The reality is that any vision for doing ANYTHING in our churches that does not prominently uphold a love for people as much as it does a love for God or for the vision itself will ALWAYS produce lackluster results—or worse, heartache and burnout.
I’ve mentioned before my career in camping ministry. A surefire vision for burning out camp staff is
God first
Campers second
Staff third
Frankly, you can sink any kind of ministry with a vision that puts frontline workers third. As they are the people with whom most ministries have the deepest connection, they need to be higher up on the priority list and need to be loved almost as much as God. I’ve worked in ministries that got this right and ministries that didn’t. Let me say that any ministry that puts its staff third is a terrible place to work, a place that pours out staff until the vessel is empty. And the opposite is true: A ministry that loves its staff will see ministry come from the carefully cultivated overflow of staff’s hearts, never running dry.

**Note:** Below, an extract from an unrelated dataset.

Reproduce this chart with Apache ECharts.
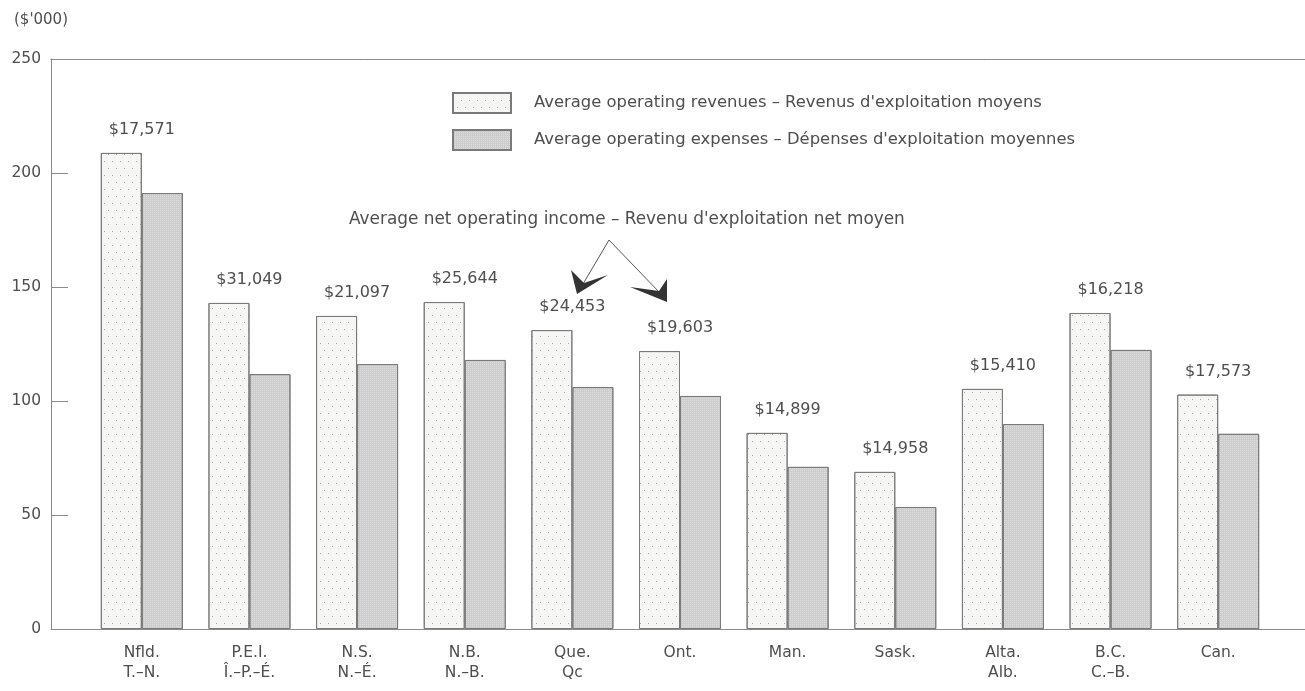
<!DOCTYPE html>
<html>
<head>
<meta charset="utf-8">
<script src="https://cdn.jsdelivr.net/npm/echarts@6/dist/echarts.min.js"></script>
<style>html,body{margin:0;padding:0;background:#fff}#c{width:1305px;height:691px}</style>
</head>
<body>
<div id="c"></div>
<script>
const categories = ["Nfld.\nT.–N.", "P.E.I.\nÎ.–P.–É.", "N.S.\nN.–É.", "N.B.\nN.–B.", "Que.\nQc", "Ont.", "Man.", "Sask.", "Alta.\nAlb.", "B.C.\nC.–B.", "Can."];
const revenues = [208.8, 143.0, 137.3, 143.4, 131.1, 121.9, 86.0, 68.9, 105.3, 138.6, 102.8];
const expenses = [191.2, 111.8, 116.2, 118.0, 106.1, 102.2, 71.1, 53.5, 89.9, 122.4, 85.6];
const netIncome = ["$17,571", "$31,049", "$21,097", "$25,644", "$24,453", "$19,603", "$14,899", "$14,958", "$15,410", "$16,218", "$17,573"];
const yTicks = [0, 50, 100, 150, 200, 250];
const seriesNames = ["Average operating revenues – Revenus d'exploitation moyens", "Average operating expenses – Dépenses d'exploitation moyennes"];
const unitLabel = "($'000)";
const noteText = "Average net operating income – Revenu d'exploitation net moyen";

const FONT = "DejaVu Sans";
const TXT = "#4e4e4e";
const LINE = '#8a8a8a';
const chart = echarts.init(document.getElementById('c'), null, {renderer: 'canvas'});

const revDecal = {symbol: 'rect', symbolSize: 1, color: 'rgba(90,90,90,0.5)', dashArrayX: [[1, 7], [0, 4, 1, 3]], dashArrayY: [1, 6]};
const expDecal = {symbol: 'rect', symbolSize: 1, color: 'rgba(255,255,255,0.35)', dashArrayX: [1, 1], dashArrayY: [1, 1]};

chart.setOption({
  animation: false,
  backgroundColor: '#fff',
  textStyle: {fontFamily: FONT, color: TXT},
  title: {text: unitLabel, left: 9, top: 8, textStyle: {fontFamily: FONT, fontSize: 15, fontWeight: 'normal', color: TXT}},
  legend: {
    orient: 'vertical', left: 452, top: 92, itemWidth: 58, itemHeight: 20, itemGap: 15, padding: 0,
    icon: 'rect',
    textStyle: {fontFamily: FONT, fontSize: 16.4, color: TXT, padding: [0, 0, 0, 18]},
    data: seriesNames
  },
  grid: [
    {left: 51, right: 0, top: 59, bottom: 62},
    {left: 88, right: 33, top: 59, bottom: 62}
  ],
  xAxis: [
    {gridIndex: 0, type: 'value', min: 0, max: 1, position: 'bottom', axisLine: {show: true, onZero: false, lineStyle: {color: LINE}},
     axisTick: {show: false}, axisLabel: {show: false}, splitLine: {show: false}},
    {gridIndex: 1, type: 'category', data: categories, axisLine: {show: false}, axisTick: {show: false},
     axisLabel: {fontFamily: FONT, fontSize: 15.5, color: TXT, margin: 14, lineHeight: 20, interval: 0}},
    {gridIndex: 0, type: 'value', min: 0, max: 1, position: 'top', axisLine: {show: true, onZero: false, lineStyle: {color: LINE}},
     axisTick: {show: false}, axisLabel: {show: false}, splitLine: {show: false}}
  ],
  yAxis: [
    {gridIndex: 0, type: 'value', min: yTicks[0], max: yTicks[yTicks.length - 1], interval: 50,
     axisLine: {show: true, lineStyle: {color: LINE}},
     axisTick: {show: true, inside: true, length: 17, lineStyle: {color: LINE}},
     splitLine: {show: false},
     axisLabel: {fontFamily: FONT, fontSize: 15.5, color: TXT, margin: 10}},
    {gridIndex: 1, type: 'value', min: yTicks[0], max: yTicks[yTicks.length - 1], show: false, splitLine: {show: false}}
  ],
  series: [
    {
      name: seriesNames[0], type: 'bar', xAxisIndex: 1, yAxisIndex: 1, data: revenues,
      barWidth: 41, barGap: '0%',
      itemStyle: {color: '#f6f6f4', borderColor: '#7a7a7a', borderWidth: 1, decal: revDecal},
      label: {show: true, position: 'top', distance: 5, offset: [20.5, -10],
        formatter: p => netIncome[p.dataIndex], fontFamily: FONT, fontSize: 16, color: TXT}
    },
    {
      name: seriesNames[1], type: 'bar', xAxisIndex: 1, yAxisIndex: 1, data: expenses,
      barWidth: 41, barGap: '0%',
      itemStyle: {color: '#cdcdcd', borderColor: '#7a7a7a', borderWidth: 1, decal: expDecal}
    }
  ],
  graphic: [
    {type: 'text', left: 349, top: 211, style: {text: noteText, font: '16.9px "' + FONT + '"', fill: TXT}},
    {type: 'polyline', shape: {points: [[583, 284], [609, 240], [661, 294]]}, style: {stroke: '#555', lineWidth: 1, fill: null}},
    {type: 'polygon', shape: {points: [[577, 294], [571, 270], [584, 283], [608, 275]]}, style: {fill: '#333'}},
    {type: 'polygon', shape: {points: [[667, 302], [630, 287], [659, 291], [667, 279]]}, style: {fill: '#333'}}
  ]
});
</script>
</body>
</html>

There’s not a person reading this who doesn’t have a horror story of how a vision for ministry steamrolled simple love for people. Isn’t that sad?
Truly, any life-changing ministry that continues to produce results comes down to loving other people more than the vision for the ministry itself. Why this is so hard to see is one of the most maddening mysteries in the modern American Church.
In the end, one of the things the Lord is teaching me goes back to what you and I learned as Little Sunbeams (or whatever your childhood church used to call preschoolers): Do unto others as you would have them do unto you.
It seems so simple, yet we tend to forget it when it comes to ministry. The question remains though: Does the vision for ministry take into account the Golden Rule?
When I led worship, I tried to always ask the question of what best leads the people in the seats into worship because I genuinely desired to love those people. And that end result didn’t always lead to my favorite kind of music. Many times it was simplistic songs or hymns everyone knew word for word, the two or three classics I’d been trying to move beyond for years.
But it wasn’t about me or my vision; it was loving God and loving people. Everything else proceeded from that mentality.
This isn’t so hard, folks. Yet if we fail to heed Bonhoeffer’s warning, it always will be.